◆ Your objective
Below is a block of records. Copy every line in it that contains the word "this".

◆ Task input
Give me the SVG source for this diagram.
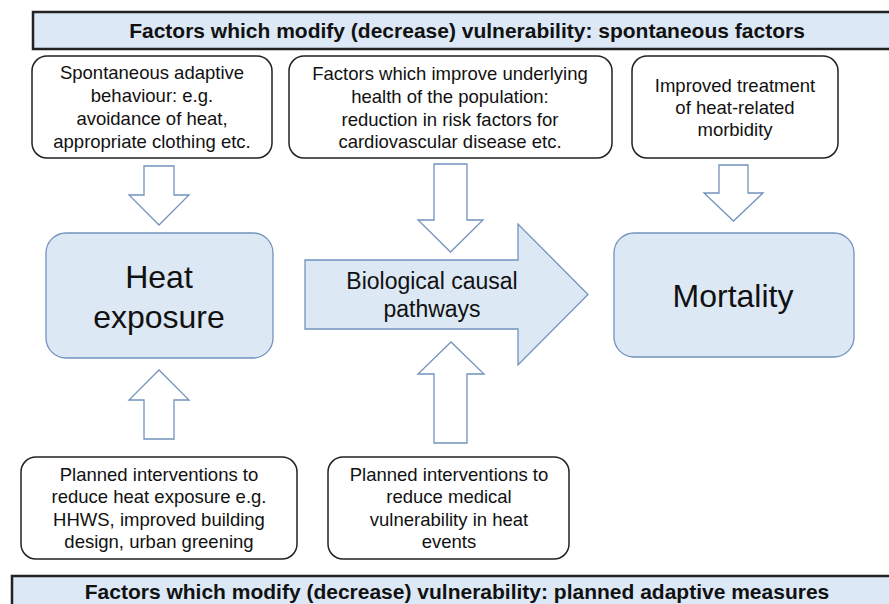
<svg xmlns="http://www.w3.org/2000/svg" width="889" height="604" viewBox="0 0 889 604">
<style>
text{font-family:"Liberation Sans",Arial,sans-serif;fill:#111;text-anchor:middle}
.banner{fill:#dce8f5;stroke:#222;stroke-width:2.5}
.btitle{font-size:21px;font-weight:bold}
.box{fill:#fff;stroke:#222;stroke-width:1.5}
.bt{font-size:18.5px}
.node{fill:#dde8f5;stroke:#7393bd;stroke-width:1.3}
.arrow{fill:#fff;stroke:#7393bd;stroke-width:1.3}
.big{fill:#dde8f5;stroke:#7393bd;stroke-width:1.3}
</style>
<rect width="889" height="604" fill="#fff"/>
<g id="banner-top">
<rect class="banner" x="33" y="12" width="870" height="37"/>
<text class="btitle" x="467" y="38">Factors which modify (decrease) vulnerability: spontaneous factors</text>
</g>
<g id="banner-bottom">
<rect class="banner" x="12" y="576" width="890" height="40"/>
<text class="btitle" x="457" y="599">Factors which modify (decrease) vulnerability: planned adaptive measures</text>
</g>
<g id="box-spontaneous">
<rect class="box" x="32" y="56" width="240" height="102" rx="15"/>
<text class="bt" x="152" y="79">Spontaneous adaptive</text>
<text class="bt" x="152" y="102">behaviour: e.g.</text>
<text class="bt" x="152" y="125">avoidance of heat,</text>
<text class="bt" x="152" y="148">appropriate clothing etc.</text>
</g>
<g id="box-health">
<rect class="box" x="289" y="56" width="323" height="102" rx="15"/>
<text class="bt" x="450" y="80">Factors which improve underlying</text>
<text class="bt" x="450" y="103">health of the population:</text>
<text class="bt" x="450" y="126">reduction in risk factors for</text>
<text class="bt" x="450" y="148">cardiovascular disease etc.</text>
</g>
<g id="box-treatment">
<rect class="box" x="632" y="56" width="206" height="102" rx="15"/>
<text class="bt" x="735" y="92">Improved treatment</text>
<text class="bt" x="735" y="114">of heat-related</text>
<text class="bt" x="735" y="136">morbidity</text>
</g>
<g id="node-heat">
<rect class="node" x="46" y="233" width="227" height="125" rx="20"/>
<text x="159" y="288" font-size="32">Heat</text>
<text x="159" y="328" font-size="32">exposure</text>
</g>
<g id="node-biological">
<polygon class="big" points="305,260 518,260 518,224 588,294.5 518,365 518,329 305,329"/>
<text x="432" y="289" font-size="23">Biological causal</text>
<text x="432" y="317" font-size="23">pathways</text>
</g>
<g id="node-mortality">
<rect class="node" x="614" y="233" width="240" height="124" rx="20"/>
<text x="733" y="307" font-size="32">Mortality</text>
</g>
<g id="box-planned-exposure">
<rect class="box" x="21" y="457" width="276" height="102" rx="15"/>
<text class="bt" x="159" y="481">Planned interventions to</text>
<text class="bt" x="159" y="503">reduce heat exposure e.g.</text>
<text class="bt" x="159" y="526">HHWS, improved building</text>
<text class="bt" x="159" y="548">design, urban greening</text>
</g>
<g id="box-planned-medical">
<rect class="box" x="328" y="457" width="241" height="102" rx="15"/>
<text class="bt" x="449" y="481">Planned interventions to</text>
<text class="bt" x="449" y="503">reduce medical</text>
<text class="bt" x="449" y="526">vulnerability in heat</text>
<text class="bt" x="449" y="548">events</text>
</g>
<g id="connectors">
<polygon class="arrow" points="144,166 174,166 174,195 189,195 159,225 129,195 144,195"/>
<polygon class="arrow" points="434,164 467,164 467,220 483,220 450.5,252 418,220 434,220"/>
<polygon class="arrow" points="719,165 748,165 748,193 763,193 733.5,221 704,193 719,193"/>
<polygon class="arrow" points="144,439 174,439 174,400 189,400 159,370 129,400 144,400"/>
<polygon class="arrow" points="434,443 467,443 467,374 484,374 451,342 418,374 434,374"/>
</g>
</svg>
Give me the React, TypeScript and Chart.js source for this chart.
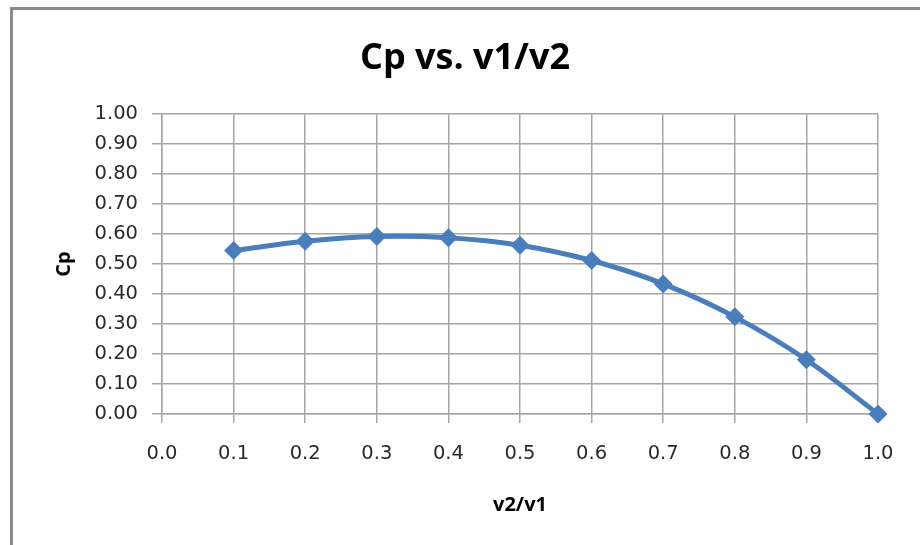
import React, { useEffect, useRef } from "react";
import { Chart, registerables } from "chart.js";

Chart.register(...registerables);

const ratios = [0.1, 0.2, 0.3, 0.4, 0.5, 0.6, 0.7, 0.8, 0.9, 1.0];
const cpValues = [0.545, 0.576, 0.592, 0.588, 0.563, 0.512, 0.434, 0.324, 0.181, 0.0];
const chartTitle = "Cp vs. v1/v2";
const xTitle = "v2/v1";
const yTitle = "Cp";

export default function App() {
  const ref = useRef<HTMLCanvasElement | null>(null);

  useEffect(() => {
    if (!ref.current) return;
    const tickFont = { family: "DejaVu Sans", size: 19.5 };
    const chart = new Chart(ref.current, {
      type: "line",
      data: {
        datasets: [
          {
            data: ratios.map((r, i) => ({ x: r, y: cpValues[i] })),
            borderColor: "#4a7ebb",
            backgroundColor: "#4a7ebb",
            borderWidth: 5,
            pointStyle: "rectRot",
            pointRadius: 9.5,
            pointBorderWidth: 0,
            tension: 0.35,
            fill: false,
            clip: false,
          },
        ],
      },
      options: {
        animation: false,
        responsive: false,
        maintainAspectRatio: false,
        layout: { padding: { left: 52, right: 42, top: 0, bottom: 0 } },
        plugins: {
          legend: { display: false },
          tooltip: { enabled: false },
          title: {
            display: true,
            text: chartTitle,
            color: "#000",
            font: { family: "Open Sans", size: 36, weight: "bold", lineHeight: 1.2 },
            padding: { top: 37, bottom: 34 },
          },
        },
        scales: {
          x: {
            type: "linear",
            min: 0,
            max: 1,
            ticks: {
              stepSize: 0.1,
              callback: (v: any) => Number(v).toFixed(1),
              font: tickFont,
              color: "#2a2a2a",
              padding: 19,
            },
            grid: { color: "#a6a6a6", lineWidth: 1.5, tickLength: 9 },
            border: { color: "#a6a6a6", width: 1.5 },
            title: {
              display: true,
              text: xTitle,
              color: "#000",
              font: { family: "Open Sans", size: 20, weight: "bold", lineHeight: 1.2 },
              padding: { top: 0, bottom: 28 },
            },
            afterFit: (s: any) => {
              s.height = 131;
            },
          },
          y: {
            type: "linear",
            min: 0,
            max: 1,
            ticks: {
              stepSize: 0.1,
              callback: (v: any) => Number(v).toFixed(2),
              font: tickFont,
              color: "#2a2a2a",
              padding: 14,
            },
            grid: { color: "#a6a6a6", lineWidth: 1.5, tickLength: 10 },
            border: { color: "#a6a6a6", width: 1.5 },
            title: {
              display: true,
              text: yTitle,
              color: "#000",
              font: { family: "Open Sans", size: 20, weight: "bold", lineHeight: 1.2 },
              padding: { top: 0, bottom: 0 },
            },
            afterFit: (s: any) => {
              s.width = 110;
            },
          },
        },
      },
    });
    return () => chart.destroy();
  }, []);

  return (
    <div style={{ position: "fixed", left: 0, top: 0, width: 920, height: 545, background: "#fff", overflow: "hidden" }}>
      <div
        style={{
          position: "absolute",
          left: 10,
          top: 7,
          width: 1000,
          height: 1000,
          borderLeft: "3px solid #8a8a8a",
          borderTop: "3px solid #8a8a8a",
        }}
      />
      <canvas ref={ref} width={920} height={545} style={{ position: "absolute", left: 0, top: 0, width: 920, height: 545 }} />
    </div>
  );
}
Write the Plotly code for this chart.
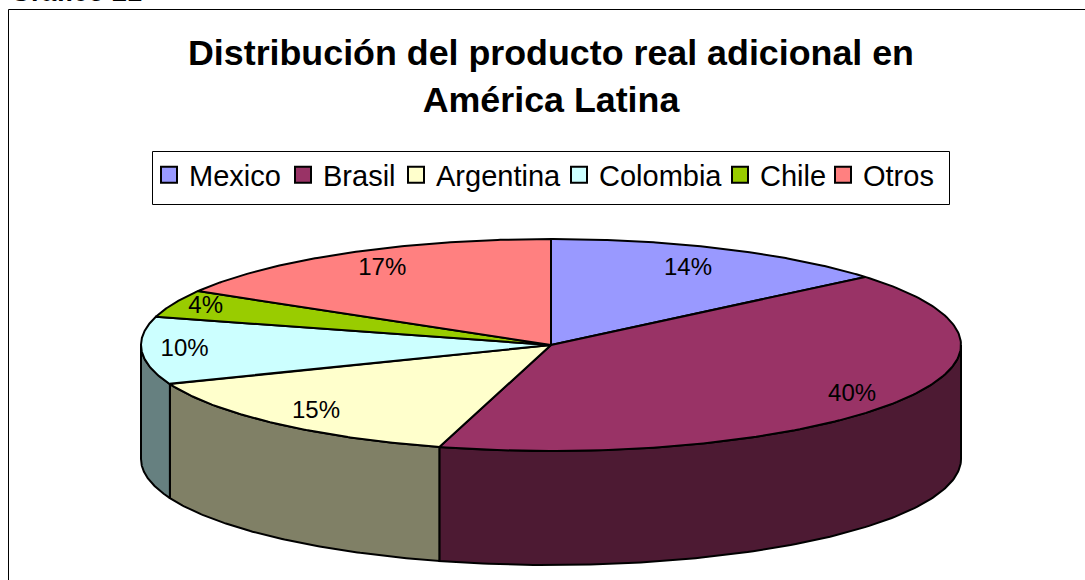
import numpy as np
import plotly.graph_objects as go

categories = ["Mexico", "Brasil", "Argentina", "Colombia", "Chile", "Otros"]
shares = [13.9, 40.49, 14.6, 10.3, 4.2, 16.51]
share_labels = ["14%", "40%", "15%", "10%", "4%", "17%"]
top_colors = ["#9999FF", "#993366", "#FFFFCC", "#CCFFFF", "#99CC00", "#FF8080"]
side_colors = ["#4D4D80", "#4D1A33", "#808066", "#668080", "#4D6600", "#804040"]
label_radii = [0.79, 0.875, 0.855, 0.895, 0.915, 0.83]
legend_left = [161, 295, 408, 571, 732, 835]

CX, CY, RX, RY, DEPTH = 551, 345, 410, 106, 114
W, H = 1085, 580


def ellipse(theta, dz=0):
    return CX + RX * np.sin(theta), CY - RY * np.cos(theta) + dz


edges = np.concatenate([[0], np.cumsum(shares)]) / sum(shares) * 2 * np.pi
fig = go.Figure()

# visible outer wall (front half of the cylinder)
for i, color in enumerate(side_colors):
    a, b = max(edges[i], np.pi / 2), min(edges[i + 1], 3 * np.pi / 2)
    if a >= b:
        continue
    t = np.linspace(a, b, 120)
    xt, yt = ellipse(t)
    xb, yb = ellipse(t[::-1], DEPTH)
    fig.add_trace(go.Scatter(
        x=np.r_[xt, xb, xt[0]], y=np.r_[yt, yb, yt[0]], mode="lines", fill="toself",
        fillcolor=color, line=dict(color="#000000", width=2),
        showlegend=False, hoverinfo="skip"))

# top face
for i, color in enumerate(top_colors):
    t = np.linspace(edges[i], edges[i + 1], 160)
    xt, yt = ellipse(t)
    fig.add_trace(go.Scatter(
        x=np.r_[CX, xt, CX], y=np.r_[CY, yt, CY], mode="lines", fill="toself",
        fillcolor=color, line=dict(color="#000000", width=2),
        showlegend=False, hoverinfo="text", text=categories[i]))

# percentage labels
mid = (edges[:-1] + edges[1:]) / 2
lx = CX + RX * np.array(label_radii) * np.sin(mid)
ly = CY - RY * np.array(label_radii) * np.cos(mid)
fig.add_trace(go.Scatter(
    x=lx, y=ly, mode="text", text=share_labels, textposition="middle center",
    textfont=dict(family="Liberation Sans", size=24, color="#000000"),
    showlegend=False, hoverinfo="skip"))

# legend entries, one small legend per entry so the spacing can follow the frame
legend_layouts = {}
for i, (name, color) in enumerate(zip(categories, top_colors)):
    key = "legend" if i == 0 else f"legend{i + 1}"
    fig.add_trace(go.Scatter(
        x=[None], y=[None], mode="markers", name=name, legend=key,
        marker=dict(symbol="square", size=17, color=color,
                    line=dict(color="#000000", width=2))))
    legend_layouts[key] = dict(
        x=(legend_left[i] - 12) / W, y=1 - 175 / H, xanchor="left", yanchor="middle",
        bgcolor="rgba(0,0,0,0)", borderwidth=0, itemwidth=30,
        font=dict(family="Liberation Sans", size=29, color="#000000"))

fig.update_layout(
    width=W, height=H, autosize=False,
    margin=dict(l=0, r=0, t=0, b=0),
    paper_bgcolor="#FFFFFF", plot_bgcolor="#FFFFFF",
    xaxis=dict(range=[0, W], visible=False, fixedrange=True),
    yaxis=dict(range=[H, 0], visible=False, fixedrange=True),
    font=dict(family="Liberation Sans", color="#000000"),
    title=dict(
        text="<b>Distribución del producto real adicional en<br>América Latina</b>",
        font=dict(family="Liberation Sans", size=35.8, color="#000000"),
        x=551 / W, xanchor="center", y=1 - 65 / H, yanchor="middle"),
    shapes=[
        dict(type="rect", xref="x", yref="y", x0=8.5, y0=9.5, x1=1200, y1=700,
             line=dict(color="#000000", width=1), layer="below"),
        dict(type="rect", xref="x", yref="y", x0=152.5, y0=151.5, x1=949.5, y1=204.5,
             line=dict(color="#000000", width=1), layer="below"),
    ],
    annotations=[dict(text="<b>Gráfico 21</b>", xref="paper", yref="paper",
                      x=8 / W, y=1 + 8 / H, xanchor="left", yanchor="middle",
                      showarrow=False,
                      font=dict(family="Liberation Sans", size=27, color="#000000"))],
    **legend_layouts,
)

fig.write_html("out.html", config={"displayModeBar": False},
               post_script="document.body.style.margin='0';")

◆ Correct response
Give me the SVG source for this diagram.
Give me the React, TypeScript and Chart.js source for this chart.
Write the Plotly code for this chart.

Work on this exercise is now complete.